- **Listed records**
------------

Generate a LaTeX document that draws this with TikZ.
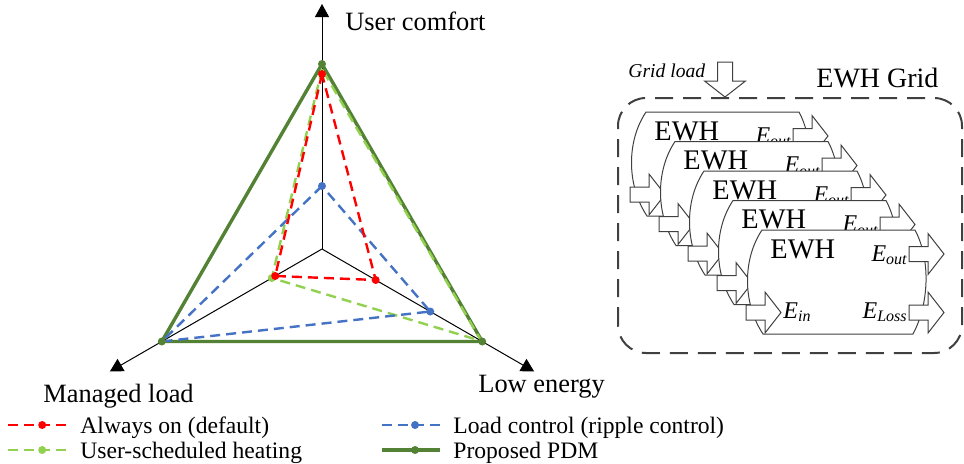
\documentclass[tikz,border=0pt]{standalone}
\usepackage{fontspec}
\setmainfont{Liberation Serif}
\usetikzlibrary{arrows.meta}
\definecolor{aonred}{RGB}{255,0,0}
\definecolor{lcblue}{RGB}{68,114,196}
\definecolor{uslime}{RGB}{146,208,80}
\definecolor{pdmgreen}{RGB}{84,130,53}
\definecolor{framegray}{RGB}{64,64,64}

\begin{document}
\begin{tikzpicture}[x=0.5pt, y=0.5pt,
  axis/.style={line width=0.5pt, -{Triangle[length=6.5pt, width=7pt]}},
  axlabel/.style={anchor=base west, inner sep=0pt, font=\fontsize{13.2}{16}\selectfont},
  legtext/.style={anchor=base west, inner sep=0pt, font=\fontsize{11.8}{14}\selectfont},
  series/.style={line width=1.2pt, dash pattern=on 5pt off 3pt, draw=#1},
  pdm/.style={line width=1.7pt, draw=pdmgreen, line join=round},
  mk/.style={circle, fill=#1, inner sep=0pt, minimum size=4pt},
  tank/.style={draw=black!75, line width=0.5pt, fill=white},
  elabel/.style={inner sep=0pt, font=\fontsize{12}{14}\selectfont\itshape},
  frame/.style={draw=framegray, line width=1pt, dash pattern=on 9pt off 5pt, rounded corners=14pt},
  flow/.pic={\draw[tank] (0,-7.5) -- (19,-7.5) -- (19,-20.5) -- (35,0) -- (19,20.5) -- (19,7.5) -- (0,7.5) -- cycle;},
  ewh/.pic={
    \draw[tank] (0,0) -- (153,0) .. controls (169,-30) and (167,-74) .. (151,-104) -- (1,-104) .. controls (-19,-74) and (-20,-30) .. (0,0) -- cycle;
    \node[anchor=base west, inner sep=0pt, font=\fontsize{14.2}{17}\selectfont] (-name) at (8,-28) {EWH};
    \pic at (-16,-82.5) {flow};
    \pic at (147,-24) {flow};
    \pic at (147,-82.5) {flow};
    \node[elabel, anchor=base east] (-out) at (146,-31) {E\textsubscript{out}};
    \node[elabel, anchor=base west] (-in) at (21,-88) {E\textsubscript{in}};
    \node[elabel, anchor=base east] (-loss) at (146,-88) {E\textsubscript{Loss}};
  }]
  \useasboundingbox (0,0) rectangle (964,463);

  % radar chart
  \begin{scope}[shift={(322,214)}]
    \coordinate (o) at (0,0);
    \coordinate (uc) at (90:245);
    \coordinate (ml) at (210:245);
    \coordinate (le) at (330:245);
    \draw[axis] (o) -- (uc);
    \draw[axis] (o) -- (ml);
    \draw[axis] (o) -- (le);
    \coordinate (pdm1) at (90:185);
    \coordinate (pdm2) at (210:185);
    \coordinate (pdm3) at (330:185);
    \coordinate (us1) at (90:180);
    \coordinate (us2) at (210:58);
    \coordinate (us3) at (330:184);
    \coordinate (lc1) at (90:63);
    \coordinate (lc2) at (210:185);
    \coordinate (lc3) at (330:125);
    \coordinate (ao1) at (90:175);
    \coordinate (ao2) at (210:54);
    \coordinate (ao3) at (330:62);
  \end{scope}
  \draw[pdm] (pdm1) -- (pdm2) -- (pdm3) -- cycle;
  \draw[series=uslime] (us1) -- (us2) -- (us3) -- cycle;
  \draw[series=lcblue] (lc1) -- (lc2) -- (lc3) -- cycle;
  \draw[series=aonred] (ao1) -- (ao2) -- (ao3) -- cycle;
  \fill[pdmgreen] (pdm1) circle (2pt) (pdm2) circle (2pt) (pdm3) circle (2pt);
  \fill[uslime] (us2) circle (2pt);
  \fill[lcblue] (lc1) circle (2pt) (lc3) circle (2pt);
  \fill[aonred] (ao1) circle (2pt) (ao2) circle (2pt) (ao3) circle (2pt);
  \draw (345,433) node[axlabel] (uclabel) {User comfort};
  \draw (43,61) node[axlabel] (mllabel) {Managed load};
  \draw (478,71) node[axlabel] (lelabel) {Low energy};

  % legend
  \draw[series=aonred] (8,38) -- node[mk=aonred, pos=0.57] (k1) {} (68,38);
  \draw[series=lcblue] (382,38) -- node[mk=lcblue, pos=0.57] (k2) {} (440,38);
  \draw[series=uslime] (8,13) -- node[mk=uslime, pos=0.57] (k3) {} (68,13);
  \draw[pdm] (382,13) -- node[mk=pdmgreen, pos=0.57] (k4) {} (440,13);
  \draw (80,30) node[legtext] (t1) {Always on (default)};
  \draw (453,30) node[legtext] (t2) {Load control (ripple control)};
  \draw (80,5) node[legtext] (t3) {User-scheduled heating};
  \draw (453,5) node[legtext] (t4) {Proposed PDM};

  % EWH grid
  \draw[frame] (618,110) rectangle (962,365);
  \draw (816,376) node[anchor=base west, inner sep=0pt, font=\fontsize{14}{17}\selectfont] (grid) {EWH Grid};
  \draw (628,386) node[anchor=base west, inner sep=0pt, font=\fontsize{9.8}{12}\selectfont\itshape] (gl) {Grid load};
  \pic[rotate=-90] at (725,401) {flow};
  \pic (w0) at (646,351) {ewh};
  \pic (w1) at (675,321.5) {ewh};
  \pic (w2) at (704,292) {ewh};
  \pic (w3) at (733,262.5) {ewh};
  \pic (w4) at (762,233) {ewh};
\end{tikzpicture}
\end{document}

------------

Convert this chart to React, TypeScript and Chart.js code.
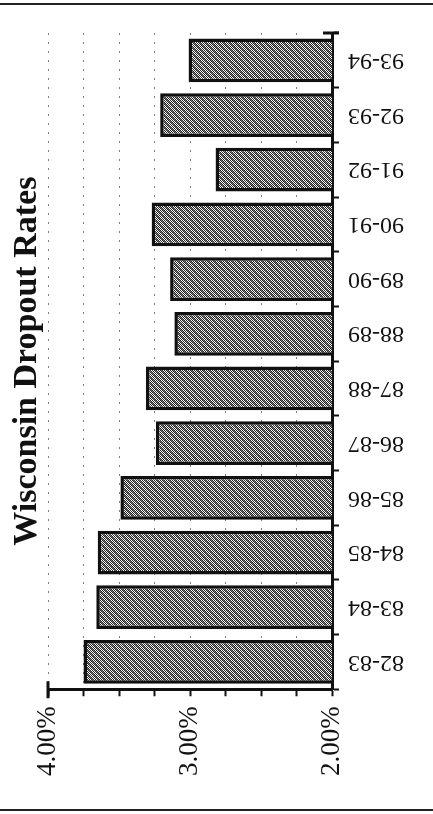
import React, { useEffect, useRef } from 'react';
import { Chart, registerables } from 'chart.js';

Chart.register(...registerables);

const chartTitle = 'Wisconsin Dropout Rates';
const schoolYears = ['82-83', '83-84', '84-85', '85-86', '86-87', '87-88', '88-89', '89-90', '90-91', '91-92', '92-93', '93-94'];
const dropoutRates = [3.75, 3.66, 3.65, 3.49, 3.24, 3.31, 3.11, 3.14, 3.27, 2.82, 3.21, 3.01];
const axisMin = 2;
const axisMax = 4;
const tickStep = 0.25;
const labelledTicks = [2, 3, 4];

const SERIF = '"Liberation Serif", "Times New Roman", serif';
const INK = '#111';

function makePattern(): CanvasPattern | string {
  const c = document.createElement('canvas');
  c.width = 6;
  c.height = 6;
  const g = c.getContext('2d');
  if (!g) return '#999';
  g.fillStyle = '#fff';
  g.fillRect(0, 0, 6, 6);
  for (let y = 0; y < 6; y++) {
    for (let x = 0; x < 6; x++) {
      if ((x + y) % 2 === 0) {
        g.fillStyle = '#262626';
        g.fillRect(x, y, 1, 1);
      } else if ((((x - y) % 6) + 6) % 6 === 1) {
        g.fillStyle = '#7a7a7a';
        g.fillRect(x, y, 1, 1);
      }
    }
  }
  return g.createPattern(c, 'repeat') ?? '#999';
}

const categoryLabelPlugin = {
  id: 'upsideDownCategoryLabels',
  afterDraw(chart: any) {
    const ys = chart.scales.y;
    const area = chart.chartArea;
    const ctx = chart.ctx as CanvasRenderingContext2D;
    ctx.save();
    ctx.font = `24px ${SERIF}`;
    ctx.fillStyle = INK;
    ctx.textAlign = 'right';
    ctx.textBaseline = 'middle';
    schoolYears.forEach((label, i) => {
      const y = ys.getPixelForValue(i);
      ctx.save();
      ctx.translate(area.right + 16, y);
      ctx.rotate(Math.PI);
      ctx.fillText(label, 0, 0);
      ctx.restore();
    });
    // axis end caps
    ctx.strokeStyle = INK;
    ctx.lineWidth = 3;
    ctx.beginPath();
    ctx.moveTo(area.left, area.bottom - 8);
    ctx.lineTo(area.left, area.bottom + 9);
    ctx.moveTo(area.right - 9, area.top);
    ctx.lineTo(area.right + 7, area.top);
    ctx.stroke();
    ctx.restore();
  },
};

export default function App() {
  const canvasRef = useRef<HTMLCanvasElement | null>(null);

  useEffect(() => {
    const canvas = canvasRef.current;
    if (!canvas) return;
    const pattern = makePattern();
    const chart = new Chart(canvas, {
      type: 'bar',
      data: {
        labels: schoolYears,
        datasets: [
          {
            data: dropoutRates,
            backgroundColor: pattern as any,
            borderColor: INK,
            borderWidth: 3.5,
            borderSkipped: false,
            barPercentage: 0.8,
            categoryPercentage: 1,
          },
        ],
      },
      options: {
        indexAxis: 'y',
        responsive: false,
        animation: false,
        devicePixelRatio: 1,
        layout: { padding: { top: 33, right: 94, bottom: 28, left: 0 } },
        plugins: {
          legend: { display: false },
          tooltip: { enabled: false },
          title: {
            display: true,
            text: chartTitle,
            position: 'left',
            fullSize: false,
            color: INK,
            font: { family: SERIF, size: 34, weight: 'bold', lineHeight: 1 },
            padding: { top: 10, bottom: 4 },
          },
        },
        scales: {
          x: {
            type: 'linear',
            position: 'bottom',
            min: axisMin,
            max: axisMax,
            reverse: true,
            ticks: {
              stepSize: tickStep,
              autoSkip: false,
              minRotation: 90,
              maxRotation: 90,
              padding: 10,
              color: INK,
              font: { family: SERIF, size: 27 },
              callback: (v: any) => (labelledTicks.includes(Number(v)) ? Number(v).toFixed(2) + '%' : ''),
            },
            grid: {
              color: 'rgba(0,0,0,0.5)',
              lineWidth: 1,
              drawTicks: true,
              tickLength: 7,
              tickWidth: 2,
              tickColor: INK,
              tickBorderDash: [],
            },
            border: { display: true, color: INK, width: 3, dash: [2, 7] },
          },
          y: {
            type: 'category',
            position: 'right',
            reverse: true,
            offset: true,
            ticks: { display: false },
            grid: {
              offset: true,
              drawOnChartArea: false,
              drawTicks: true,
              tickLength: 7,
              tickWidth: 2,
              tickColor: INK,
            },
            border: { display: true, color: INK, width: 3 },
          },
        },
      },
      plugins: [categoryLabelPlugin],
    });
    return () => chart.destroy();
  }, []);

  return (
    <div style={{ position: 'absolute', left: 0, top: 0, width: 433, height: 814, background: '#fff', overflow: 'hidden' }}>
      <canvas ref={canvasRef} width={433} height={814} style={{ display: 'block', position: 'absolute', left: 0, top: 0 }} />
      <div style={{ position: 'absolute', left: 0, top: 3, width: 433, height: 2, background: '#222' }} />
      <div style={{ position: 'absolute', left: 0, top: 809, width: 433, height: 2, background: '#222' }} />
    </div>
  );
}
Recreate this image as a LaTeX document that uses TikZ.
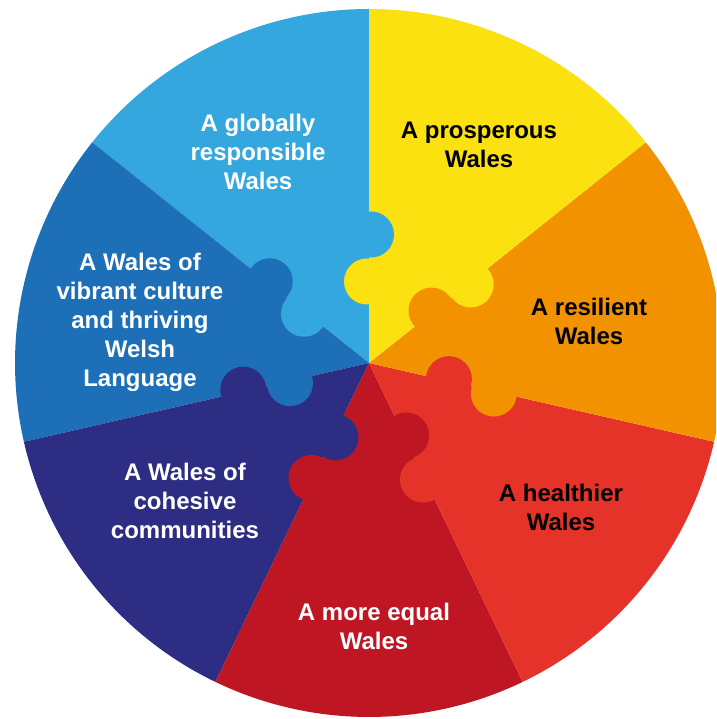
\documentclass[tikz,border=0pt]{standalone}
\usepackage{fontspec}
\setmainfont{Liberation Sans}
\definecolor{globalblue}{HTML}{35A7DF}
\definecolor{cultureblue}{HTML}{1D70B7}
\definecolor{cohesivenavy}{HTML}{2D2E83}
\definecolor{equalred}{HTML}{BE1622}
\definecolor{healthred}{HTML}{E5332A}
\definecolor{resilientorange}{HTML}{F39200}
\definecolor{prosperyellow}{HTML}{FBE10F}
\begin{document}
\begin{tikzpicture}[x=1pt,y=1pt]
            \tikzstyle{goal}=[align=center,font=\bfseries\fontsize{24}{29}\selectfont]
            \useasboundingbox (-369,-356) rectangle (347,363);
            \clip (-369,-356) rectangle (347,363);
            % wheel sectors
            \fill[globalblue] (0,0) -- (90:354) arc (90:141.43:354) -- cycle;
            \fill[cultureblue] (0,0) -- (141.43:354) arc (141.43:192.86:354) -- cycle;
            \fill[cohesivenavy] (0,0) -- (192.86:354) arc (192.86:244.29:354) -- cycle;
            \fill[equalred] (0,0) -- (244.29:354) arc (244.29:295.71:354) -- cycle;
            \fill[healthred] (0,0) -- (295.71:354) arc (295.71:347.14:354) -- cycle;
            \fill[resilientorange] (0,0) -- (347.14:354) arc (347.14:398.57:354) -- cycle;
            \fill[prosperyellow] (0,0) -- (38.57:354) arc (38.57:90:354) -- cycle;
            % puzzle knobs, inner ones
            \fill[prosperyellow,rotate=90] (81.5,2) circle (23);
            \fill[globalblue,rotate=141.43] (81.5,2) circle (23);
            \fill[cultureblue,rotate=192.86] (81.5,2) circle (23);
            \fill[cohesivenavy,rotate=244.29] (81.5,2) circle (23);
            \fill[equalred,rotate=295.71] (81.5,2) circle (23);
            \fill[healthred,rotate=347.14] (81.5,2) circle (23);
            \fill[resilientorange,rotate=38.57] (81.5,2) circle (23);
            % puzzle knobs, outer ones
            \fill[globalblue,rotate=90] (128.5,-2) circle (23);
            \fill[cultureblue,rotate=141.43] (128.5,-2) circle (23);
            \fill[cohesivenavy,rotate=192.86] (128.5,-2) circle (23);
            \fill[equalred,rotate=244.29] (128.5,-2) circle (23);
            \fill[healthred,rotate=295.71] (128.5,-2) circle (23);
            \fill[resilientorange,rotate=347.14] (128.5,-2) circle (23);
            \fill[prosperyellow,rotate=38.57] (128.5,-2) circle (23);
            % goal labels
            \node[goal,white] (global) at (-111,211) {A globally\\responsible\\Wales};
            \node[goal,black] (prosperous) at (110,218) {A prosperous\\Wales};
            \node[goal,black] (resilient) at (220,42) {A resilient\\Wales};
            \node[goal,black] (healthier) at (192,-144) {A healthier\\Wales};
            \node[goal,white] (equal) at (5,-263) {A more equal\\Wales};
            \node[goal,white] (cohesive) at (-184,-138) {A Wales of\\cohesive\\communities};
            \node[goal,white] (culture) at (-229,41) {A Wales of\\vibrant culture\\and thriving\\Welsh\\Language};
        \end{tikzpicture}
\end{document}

------------

- **What is asked**
Among the records above, locate the line containing "Convert this chart" and the line containing "const INK = '#111';", then transcribe exactly the lines starting at the first and ending at the second, with no pictures.

- **Reply to the exercise**
Convert this chart to React, TypeScript and Chart.js code.
import React, { useEffect, useRef } from 'react';
import { Chart, registerables } from 'chart.js';

Chart.register(...registerables);

const chartTitle = 'Wisconsin Dropout Rates';
const schoolYears = ['82-83', '83-84', '84-85', '85-86', '86-87', '87-88', '88-89', '89-90', '90-91', '91-92', '92-93', '93-94'];
const dropoutRates = [3.75, 3.66, 3.65, 3.49, 3.24, 3.31, 3.11, 3.14, 3.27, 2.82, 3.21, 3.01];
const axisMin = 2;
const axisMax = 4;
const tickStep = 0.25;
const labelledTicks = [2, 3, 4];

const SERIF = '"Liberation Serif", "Times New Roman", serif';
const INK = '#111';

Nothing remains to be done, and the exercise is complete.